Excerpted records
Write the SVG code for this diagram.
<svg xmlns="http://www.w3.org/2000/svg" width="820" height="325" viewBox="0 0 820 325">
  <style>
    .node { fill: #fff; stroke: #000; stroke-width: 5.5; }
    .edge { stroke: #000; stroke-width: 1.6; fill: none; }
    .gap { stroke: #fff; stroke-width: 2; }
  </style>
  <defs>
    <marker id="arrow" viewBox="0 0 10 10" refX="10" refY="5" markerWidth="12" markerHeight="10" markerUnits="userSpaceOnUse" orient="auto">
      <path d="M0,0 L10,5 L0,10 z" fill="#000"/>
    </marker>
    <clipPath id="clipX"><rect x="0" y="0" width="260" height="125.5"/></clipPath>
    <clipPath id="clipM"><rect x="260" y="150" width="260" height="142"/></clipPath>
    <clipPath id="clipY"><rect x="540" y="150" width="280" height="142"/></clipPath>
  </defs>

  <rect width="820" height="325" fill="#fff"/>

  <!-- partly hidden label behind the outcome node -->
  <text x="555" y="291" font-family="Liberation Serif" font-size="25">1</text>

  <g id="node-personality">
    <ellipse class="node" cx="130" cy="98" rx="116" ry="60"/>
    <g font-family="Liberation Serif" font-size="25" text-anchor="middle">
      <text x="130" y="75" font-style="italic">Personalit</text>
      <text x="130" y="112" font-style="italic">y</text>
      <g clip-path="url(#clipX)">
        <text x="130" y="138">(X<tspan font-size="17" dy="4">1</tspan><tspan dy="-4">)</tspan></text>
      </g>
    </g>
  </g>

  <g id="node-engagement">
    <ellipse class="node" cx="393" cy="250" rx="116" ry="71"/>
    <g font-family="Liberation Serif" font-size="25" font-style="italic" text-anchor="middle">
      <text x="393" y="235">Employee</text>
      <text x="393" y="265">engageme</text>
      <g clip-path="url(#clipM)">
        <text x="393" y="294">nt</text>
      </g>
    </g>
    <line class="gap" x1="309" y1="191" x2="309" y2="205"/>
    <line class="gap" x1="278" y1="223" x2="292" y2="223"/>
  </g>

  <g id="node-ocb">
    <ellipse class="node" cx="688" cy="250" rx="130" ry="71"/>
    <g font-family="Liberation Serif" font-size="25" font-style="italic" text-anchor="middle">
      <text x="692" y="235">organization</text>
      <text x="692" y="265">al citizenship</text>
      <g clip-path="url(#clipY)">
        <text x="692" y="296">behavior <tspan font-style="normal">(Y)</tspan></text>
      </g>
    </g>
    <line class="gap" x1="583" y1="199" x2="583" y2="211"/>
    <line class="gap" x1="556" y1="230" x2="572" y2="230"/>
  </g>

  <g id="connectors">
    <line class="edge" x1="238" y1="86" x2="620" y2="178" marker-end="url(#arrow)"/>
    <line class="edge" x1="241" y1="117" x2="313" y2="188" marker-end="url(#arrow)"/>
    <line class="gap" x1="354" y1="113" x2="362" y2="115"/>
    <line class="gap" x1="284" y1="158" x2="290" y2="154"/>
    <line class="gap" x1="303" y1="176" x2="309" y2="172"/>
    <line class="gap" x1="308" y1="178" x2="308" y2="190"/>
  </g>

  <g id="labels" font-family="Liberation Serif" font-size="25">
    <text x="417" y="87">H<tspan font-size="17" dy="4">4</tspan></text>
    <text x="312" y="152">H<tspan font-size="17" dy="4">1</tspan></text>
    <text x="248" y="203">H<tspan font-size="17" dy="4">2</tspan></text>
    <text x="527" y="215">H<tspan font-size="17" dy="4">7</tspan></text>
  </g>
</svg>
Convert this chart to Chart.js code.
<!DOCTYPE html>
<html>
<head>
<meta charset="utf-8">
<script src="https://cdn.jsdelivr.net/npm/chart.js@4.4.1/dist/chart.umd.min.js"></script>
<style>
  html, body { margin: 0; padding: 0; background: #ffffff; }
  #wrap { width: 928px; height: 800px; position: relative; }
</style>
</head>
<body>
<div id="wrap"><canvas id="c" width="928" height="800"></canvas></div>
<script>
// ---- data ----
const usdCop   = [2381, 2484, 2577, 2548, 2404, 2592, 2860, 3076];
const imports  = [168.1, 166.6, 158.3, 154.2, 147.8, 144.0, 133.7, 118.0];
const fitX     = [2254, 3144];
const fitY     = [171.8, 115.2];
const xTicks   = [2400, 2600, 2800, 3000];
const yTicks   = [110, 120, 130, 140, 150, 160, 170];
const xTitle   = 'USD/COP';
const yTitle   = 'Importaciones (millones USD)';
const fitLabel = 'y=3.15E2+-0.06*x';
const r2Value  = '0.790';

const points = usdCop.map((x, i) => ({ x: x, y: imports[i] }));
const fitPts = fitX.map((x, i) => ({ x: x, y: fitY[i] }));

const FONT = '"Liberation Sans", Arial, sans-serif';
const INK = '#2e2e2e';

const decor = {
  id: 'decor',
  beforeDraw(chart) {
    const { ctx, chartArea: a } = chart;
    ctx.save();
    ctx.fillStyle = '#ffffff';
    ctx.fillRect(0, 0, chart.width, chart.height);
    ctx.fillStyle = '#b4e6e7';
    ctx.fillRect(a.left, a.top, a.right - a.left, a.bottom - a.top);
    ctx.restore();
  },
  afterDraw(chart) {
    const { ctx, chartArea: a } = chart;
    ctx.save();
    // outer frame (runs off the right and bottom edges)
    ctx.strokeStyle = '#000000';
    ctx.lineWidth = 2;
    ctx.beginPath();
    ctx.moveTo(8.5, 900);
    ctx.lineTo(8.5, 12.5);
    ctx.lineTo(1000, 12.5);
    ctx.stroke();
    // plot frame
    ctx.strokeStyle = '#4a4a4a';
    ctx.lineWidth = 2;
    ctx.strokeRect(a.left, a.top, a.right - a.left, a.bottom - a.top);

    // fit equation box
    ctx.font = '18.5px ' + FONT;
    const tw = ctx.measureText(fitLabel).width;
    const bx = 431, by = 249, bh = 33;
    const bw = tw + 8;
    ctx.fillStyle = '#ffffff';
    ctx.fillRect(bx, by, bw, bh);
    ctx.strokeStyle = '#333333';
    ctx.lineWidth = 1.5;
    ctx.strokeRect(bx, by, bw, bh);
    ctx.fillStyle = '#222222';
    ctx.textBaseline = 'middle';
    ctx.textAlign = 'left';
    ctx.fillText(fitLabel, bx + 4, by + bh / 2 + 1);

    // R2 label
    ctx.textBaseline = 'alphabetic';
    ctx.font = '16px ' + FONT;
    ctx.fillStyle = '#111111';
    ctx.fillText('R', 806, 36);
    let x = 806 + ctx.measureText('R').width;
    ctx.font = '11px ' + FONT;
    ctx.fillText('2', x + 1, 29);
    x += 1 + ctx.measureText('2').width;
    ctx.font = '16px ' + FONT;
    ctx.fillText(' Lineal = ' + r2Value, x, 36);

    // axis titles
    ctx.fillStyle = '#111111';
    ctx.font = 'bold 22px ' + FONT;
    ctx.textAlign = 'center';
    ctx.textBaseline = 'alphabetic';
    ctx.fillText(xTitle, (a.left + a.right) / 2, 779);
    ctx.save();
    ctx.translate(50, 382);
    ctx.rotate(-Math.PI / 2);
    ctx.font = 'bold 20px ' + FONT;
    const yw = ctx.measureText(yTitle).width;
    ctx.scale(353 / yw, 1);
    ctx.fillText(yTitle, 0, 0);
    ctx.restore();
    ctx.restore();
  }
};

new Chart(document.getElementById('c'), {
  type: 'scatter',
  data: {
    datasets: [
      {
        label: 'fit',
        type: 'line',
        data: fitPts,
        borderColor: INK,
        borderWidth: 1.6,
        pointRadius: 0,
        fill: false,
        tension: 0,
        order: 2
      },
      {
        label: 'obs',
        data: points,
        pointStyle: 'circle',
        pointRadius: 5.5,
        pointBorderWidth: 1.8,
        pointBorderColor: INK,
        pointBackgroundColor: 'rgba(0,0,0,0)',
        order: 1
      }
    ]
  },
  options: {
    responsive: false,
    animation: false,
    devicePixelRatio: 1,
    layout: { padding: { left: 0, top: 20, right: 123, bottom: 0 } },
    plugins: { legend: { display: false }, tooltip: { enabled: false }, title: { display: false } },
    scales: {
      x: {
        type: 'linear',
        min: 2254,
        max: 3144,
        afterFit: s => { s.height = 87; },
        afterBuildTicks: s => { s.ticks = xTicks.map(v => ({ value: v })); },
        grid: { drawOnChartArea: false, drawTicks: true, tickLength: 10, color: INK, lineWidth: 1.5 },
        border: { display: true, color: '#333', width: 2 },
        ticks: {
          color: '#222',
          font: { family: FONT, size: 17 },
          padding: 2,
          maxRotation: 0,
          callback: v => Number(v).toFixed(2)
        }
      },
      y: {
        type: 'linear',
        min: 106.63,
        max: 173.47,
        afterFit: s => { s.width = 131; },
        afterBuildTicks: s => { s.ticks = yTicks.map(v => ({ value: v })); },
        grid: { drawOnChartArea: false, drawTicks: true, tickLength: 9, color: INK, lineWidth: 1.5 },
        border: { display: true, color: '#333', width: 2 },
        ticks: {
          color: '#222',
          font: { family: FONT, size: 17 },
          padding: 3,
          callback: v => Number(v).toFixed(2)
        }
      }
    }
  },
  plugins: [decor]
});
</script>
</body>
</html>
...
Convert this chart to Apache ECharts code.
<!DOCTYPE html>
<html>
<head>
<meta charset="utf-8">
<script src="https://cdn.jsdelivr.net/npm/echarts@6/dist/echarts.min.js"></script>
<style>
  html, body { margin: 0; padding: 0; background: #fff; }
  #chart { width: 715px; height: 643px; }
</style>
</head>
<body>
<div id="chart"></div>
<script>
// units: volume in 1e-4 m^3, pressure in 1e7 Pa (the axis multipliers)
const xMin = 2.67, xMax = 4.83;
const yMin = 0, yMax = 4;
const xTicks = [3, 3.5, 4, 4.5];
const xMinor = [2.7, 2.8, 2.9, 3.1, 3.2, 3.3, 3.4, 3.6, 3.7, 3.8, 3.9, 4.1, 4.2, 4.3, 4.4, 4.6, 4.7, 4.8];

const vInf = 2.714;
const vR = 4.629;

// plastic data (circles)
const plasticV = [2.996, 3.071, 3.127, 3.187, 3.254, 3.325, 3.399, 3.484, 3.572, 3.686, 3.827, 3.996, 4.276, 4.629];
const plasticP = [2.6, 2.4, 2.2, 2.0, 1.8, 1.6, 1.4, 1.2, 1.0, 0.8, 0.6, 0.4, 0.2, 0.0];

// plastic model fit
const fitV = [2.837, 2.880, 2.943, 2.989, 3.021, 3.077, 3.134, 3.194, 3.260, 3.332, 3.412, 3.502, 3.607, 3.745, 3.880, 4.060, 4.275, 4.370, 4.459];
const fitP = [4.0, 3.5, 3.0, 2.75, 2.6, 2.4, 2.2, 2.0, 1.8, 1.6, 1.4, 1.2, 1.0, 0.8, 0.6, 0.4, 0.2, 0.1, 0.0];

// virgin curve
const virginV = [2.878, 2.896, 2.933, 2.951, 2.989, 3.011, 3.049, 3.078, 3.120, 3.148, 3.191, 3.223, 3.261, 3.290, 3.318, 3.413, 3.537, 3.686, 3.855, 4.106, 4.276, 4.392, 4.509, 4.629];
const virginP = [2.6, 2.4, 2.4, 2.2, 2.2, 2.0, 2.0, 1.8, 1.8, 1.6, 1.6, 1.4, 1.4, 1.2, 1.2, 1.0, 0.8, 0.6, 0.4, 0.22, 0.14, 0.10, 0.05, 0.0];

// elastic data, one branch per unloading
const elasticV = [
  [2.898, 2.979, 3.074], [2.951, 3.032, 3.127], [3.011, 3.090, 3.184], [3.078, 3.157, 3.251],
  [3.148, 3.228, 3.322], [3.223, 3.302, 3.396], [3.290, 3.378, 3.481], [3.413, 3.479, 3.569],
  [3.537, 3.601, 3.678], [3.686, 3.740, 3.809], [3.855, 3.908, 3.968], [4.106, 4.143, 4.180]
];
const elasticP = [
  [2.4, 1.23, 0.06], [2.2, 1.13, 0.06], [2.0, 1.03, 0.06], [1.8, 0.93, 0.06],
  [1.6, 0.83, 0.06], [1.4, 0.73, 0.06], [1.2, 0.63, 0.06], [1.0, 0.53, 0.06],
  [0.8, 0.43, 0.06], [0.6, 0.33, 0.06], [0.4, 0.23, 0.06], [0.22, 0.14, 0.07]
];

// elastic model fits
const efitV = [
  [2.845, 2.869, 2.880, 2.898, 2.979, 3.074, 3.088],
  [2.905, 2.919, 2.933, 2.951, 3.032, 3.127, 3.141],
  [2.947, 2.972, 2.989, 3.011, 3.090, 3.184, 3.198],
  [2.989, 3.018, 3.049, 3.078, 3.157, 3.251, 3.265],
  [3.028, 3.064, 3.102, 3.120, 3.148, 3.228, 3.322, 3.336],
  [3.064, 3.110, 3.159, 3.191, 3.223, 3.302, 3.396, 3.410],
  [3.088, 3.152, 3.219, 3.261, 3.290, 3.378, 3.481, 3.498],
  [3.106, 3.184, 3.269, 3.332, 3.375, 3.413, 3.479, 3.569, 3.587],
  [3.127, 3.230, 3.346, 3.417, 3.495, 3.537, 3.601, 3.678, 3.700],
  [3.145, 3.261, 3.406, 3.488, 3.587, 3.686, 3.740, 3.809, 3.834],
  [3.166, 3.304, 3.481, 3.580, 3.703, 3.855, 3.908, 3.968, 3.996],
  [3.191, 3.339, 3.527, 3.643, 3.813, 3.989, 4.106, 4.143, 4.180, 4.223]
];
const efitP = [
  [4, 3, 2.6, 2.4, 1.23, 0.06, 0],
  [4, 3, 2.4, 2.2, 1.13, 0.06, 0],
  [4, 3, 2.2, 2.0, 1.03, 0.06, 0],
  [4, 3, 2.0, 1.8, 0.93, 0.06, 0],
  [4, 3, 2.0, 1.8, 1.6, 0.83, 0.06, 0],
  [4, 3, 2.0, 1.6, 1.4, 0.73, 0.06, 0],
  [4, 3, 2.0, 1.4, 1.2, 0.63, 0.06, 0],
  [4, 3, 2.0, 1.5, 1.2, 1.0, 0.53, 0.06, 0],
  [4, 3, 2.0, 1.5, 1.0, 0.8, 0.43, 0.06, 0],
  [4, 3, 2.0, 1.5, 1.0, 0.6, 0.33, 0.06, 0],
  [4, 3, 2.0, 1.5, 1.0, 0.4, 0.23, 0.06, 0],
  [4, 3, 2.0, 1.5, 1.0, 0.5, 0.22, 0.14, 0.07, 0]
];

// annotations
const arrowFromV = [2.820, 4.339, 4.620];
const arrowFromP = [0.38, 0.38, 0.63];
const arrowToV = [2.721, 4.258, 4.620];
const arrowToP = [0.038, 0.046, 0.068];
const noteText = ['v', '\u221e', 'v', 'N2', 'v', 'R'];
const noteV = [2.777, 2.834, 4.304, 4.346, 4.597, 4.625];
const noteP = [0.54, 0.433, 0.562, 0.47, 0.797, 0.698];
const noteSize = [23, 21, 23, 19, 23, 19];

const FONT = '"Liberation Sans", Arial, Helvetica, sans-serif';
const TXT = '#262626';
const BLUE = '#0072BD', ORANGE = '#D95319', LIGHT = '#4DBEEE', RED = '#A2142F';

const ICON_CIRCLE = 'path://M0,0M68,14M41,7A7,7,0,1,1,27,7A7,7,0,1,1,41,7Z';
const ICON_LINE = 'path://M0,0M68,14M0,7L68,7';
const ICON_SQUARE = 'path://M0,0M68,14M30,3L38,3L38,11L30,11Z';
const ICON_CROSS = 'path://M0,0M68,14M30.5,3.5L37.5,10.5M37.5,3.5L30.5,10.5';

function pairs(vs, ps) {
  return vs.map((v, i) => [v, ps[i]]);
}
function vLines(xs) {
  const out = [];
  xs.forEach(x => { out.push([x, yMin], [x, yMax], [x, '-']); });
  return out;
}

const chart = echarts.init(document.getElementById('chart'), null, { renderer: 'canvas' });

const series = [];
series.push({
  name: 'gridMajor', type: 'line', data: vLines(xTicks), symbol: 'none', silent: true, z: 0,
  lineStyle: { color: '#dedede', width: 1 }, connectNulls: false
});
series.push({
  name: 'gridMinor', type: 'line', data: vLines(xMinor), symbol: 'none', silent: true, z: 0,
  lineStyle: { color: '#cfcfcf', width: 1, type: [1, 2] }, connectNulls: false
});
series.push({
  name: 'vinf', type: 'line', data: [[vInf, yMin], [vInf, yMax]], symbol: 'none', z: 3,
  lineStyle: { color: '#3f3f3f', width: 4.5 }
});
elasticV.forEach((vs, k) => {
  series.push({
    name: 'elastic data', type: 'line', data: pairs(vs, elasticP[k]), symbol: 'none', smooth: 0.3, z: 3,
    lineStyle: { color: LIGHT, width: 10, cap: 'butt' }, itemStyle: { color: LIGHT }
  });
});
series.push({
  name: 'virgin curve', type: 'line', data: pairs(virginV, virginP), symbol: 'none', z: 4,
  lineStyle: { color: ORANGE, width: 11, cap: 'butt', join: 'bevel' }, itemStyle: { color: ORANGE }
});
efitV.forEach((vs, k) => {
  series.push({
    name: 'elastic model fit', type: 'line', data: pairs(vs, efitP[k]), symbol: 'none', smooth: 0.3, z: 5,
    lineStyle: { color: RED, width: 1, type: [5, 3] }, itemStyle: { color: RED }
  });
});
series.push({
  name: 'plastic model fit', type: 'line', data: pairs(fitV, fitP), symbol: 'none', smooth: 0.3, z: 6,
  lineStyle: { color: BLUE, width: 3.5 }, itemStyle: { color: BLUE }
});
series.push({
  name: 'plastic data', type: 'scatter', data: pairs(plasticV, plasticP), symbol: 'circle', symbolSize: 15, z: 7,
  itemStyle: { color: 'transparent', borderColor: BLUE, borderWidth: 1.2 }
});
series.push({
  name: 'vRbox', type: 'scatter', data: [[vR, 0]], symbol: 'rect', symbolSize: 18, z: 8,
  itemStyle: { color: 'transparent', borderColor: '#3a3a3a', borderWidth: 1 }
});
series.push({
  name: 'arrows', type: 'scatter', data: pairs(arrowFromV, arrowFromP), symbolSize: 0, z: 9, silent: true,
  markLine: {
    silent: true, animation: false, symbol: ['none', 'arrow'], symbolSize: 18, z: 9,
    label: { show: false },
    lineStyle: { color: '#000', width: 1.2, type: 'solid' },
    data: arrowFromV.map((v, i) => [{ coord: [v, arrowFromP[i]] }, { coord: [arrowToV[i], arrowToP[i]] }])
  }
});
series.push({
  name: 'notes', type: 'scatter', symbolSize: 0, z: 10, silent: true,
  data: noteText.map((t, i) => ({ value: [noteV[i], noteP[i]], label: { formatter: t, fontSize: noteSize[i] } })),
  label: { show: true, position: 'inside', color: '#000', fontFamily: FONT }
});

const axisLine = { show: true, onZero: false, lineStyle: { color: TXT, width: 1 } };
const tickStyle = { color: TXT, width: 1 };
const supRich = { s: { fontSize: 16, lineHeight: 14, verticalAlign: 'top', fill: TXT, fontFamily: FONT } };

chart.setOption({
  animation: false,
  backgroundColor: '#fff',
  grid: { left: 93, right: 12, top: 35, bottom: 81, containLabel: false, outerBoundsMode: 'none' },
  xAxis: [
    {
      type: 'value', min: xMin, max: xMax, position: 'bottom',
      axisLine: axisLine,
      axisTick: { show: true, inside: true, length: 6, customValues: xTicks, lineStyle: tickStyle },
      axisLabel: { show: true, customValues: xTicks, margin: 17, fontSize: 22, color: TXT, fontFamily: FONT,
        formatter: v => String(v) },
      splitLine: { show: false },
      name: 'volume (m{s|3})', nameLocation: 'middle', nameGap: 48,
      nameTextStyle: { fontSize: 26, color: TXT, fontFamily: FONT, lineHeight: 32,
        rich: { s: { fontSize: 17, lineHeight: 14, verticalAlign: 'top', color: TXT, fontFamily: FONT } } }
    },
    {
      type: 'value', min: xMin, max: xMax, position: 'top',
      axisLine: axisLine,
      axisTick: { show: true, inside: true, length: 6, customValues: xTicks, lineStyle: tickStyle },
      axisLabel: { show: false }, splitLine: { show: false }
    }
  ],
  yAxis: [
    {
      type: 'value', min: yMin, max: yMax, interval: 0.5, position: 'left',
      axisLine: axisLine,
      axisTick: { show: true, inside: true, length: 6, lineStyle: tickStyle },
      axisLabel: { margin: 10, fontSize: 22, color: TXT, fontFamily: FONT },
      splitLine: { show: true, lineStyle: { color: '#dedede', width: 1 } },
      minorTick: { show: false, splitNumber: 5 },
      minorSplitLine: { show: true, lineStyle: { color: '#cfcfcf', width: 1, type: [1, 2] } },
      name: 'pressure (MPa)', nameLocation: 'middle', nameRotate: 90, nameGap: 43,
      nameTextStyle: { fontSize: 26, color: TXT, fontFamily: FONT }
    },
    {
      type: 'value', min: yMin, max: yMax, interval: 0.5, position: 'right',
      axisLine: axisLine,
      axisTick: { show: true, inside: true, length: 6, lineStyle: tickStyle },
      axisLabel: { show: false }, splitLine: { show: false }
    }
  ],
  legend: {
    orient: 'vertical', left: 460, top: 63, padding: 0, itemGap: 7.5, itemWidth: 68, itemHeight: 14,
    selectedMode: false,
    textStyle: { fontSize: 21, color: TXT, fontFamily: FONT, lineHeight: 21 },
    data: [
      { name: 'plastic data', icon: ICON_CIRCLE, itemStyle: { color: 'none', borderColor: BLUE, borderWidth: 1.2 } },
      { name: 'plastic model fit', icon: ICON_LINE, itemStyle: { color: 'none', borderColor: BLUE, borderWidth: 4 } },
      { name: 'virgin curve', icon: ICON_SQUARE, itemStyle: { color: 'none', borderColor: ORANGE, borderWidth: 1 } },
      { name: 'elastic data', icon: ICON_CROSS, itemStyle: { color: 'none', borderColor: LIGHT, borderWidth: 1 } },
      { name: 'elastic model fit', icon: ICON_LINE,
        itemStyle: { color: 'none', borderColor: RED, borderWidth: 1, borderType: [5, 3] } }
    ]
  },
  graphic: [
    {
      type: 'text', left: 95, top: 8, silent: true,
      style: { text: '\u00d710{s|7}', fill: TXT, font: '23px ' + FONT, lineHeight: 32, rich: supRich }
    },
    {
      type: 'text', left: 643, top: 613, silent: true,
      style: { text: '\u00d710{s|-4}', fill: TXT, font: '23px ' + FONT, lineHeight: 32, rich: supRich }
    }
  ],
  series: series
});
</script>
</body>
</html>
* * *
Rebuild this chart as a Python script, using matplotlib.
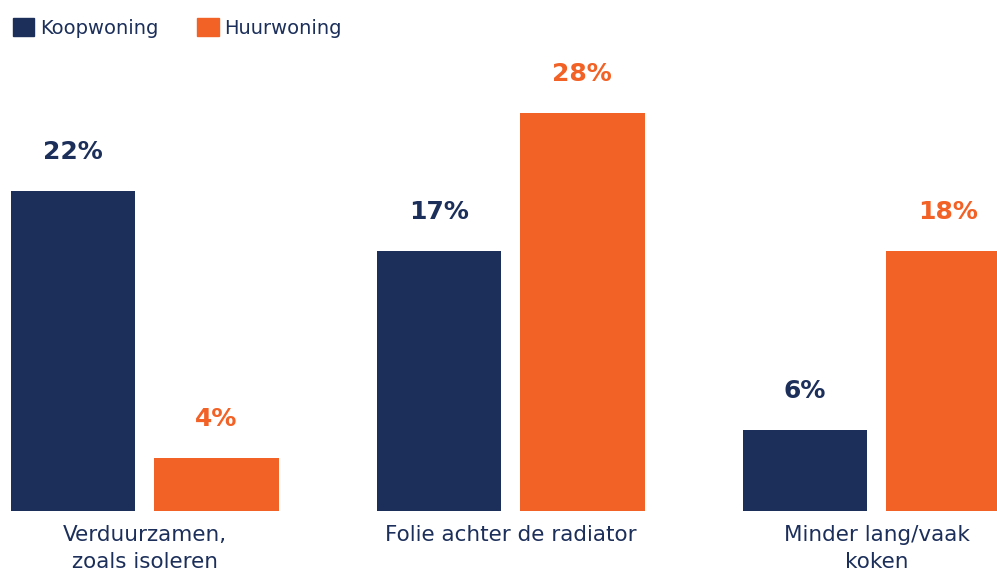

Short task
Within the data above, count the lines that contain the string "script"; the reply is the number alone.

Expected answer
7